** Begin EXTRACTED RECORDS **
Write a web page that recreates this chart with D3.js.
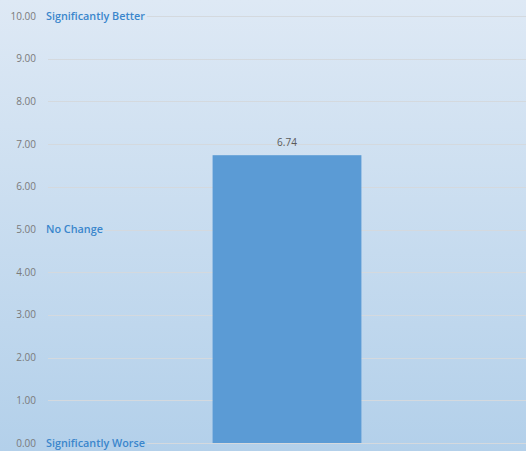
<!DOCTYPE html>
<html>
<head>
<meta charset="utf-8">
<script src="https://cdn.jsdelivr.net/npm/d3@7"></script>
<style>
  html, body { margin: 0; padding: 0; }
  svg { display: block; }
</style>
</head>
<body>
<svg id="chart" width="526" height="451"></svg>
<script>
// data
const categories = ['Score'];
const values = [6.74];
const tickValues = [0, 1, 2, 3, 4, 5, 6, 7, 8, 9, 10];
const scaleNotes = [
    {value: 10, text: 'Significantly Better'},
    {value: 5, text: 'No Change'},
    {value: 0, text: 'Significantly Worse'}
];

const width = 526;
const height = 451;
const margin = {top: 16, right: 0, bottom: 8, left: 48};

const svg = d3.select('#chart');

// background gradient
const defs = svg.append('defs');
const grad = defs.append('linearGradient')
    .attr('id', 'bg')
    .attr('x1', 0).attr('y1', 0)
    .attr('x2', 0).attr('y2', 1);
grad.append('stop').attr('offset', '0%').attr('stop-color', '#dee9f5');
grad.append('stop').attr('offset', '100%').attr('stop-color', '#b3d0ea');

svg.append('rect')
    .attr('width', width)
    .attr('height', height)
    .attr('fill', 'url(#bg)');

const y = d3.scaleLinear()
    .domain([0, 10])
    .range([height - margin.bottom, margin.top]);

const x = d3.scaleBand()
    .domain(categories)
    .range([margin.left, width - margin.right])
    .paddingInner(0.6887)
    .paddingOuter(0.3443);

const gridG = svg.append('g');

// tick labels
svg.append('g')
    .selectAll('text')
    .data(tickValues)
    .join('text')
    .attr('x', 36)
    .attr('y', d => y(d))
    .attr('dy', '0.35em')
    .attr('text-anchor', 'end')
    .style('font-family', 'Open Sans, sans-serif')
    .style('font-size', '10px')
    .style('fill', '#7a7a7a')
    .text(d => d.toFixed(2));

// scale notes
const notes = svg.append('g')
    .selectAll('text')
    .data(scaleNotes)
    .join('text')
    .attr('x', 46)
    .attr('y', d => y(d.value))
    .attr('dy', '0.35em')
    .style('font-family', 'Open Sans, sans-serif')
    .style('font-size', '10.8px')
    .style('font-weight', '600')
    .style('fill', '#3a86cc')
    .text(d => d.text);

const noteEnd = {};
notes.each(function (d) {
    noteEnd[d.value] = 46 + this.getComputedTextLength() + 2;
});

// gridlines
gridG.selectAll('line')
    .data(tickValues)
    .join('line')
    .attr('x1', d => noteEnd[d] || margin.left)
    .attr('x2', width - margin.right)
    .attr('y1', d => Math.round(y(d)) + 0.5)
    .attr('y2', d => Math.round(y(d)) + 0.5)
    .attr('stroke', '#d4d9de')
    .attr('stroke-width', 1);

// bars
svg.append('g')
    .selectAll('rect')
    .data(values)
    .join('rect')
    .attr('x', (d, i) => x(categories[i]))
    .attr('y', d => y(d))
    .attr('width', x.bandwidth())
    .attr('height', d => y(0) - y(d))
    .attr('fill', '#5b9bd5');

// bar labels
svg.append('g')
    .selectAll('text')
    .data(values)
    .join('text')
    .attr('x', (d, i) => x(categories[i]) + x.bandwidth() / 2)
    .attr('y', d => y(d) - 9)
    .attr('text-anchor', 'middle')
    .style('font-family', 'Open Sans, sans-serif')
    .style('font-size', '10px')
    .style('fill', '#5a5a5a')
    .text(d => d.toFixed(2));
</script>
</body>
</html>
** End EXTRACTED RECORDS **
** Begin EXTRACTED RECORDS **
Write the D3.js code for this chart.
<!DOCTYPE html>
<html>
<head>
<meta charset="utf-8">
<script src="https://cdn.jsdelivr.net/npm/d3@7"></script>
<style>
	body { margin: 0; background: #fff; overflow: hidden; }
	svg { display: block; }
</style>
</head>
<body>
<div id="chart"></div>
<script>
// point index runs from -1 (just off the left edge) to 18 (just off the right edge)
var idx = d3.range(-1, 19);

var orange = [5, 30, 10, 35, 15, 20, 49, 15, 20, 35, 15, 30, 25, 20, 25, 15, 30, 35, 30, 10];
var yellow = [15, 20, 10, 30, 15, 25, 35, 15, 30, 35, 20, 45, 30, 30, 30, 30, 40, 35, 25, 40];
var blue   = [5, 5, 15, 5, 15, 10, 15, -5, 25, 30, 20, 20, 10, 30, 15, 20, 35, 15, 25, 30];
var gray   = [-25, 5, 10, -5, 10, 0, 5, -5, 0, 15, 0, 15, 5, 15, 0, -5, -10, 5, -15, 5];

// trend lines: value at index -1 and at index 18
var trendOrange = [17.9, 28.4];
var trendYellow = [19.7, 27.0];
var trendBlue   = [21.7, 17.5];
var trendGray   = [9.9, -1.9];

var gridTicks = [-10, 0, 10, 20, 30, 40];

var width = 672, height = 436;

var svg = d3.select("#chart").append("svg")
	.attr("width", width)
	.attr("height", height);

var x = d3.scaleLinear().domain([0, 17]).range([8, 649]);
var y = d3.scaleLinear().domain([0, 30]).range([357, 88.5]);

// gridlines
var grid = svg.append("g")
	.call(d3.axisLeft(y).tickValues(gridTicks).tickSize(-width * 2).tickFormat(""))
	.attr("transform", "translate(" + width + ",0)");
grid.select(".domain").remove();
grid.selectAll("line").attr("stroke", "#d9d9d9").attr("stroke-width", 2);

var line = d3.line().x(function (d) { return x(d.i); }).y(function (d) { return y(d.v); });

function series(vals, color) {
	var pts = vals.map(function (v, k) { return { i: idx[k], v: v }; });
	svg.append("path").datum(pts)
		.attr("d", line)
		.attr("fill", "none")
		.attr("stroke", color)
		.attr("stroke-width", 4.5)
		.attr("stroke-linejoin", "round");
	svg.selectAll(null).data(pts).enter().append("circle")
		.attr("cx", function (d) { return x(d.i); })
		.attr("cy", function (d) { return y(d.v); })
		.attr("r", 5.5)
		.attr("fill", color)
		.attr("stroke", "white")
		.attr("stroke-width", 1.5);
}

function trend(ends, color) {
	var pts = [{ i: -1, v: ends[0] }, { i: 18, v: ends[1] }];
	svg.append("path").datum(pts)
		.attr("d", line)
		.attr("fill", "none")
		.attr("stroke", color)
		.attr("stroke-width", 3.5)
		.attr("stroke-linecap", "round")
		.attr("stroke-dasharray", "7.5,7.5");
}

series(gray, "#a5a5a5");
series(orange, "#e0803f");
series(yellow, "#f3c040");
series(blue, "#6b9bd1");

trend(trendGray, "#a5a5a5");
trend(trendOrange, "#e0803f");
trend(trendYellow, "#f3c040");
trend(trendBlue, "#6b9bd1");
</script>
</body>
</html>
** End EXTRACTED RECORDS **
TASK GOAL
Where does the word "chart" appear? Return each line that holds it.

WORKED SOLUTION
Write a web page that recreates this chart with D3.js.
<svg id="chart" width="526" height="451"></svg>
const svg = d3.select('#chart');
Write the D3.js code for this chart.
<div id="chart"></div>
var svg = d3.select("#chart").append("svg")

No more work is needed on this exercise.